→ INFORMATION SHOWN
--- Start ---
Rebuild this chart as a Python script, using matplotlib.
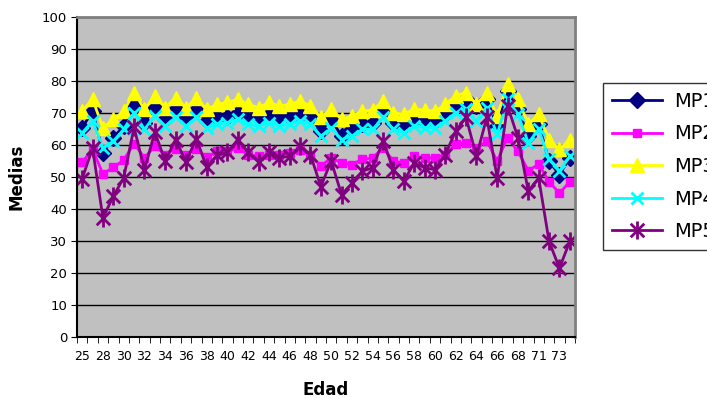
import numpy as np
import matplotlib
matplotlib.use('Agg')
import matplotlib.pyplot as plt
from matplotlib.path import Path

# categorias (edad) y medias por serie
edades = [25, 27, 28, 29, 30, 31, 32, 33, 34, 35, 36, 37, 38, 39, 40, 41, 42, 43,
          44, 45, 46, 47, 48, 49, 50, 51, 52, 53, 54, 55, 56, 57, 58, 59, 60, 61,
          62, 63, 64, 65, 66, 67, 68, 70, 71, 72, 73, 74]

mp1 = [65.4, 70.6, 57.5, 62.3, 65.9, 72.7, 67.0, 71.7, 68.0, 71.2, 68.6, 71.0,
       67.5, 68.6, 68.8, 70.1, 69.1, 68.3, 69.3, 68.8, 68.8, 69.6, 68.6, 64.4,
       68.0, 62.8, 64.9, 66.5, 67.0, 70.9, 67.0, 65.9, 68.0, 67.5, 67.5, 69.6,
       72.2, 74.3, 72.2, 74.3, 65.9, 76.9, 71.2, 62.8, 66.5, 54.9, 50.7, 56.0]

mp2 = [54.7, 58.5, 51.0, 53.0, 55.3, 60.4, 56.0, 59.6, 57.0, 58.9, 57.0, 58.9,
       56.2, 58.0, 58.0, 59.1, 57.0, 56.5, 57.0, 57.0, 57.5, 58.5, 57.0, 53.4,
       56.0, 54.4, 53.9, 55.5, 56.0, 59.1, 55.0, 54.4, 56.5, 56.0, 56.0, 57.0,
       60.2, 60.7, 59.1, 61.2, 55.0, 62.3, 58.0, 52.0, 54.0, 48.5, 45.0, 48.5]

mp3 = [70.6, 74.3, 65.4, 68.0, 70.6, 76.4, 71.2, 75.4, 71.7, 74.8, 71.7, 74.6,
       71.2, 72.7, 73.3, 74.3, 72.7, 71.7, 73.3, 72.2, 72.7, 73.8, 72.2, 68.6,
       71.2, 68.0, 69.0, 70.6, 70.9, 73.8, 70.1, 69.6, 71.2, 70.9, 70.6, 72.7,
       75.4, 76.4, 72.7, 76.4, 69.0, 79.0, 74.3, 66.5, 69.6, 61.7, 58.6, 61.7]

mp4 = [63.8, 67.5, 59.1, 61.2, 64.9, 70.1, 64.9, 69.1, 65.9, 68.6, 65.9, 68.6,
       65.4, 66.5, 67.0, 68.0, 66.5, 65.9, 67.0, 65.9, 66.5, 67.5, 66.5, 62.8,
       65.2, 61.7, 62.8, 64.9, 64.9, 68.6, 64.9, 63.8, 65.9, 65.4, 65.4, 67.5,
       70.1, 71.2, 67.5, 71.7, 63.3, 74.3, 69.6, 60.7, 64.9, 55.5, 51.8, 56.5]

mp5 = [49.5, 59.0, 37.2, 44.0, 49.7, 65.5, 52.3, 64.0, 55.0, 61.7, 54.7, 62.0,
       53.0, 56.8, 57.7, 61.7, 57.7, 54.7, 57.7, 56.0, 56.5, 59.6, 57.0, 47.0,
       55.0, 44.5, 48.0, 51.8, 52.9, 61.2, 52.3, 48.7, 54.4, 52.9, 52.3, 57.0,
       64.4, 68.6, 56.5, 68.6, 49.7, 72.2, 62.3, 45.6, 49.7, 29.9, 21.5, 29.9]

series = ['MP1', 'MP2', 'MP3', 'MP4', 'MP5']

# asterisco estilo excel: x + linea vertical
star = Path([(0, -1), (0, 1), (-0.75, -0.75), (0.75, 0.75), (-0.75, 0.75), (0.75, -0.75)],
            [Path.MOVETO, Path.LINETO] * 3)

estilos = [
    dict(color='#000080', marker='D', ms=8.5, mec='#000080', mfc='#000080'),
    dict(color='#FF00FF', marker='s', ms=6, mec='#FF00FF', mfc='#FF00FF'),
    dict(color='#FFFF00', marker='^', ms=10, mec='#FFFF00', mfc='#FFFF00'),
    dict(color='#00FFFF', marker='x', ms=8, mew=2, mec='#00FFFF'),
    dict(color='#800080', marker=star, ms=13, mew=2, mec='#800080', mfc='none'),
]

fig = plt.figure(figsize=(7.07, 3.98), dpi=100)
ax = fig.add_axes([77 / 707, 61 / 398, 498 / 707, 320 / 398])
ax.set_facecolor('#C0C0C0')

x = np.arange(len(edades))
for nombre, vals, st in zip(series, [mp1, mp2, mp3, mp4, mp5], estilos):
    ax.plot(x, vals, lw=2, label=nombre, **st)

ax.set_xlim(-0.5, len(edades) - 0.5)
ax.set_ylim(0, 100)
ax.set_yticks(np.arange(0, 101, 10))
ax.yaxis.grid(True, color='black', lw=1)
ax.set_axisbelow(True)

ax.set_xticks(x[::2])
ax.set_xticklabels([str(e) for e in edades[::2]], fontsize=9)
ax.set_xticks(np.arange(-0.5, len(edades), 1), minor=True)
ax.tick_params(axis='x', which='major', length=0, pad=9)
ax.tick_params(axis='x', which='minor', length=4, direction='out', color='black')
ax.tick_params(axis='y', length=4, direction='out', labelsize=9.5, pad=3)

for s in ['top', 'right']:
    ax.spines[s].set_color('#808080')
    ax.spines[s].set_linewidth(2)
ax.spines['left'].set_linewidth(1.5)
ax.spines['bottom'].set_linewidth(1.5)

ax.set_ylabel('Medias', fontsize=12, fontweight='bold', labelpad=12)
ax.set_xlabel('Edad', fontsize=12, fontweight='bold', labelpad=13)

leg = fig.legend(loc='upper left', bbox_to_anchor=(603 / 707, 1 - 83 / 398),
                 fontsize=14, frameon=True, fancybox=False, edgecolor='black',
                 handlelength=2.6, labelspacing=0.7, borderpad=0.45,
                 handletextpad=0.6, borderaxespad=0)
leg.get_frame().set_linewidth(1)

fig.savefig('out.png', dpi=100)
--- End ---
→ THE TASK
Look at the listing and set down only the lines from its start through the line with "72, 73, 74]", word for word and without pictures.

→ RESPONSE
Rebuild this chart as a Python script, using matplotlib.
import numpy as np
import matplotlib
matplotlib.use('Agg')
import matplotlib.pyplot as plt
from matplotlib.path import Path

# categorias (edad) y medias por serie
edades = [25, 27, 28, 29, 30, 31, 32, 33, 34, 35, 36, 37, 38, 39, 40, 41, 42, 43,
          44, 45, 46, 47, 48, 49, 50, 51, 52, 53, 54, 55, 56, 57, 58, 59, 60, 61,
          62, 63, 64, 65, 66, 67, 68, 70, 71, 72, 73, 74]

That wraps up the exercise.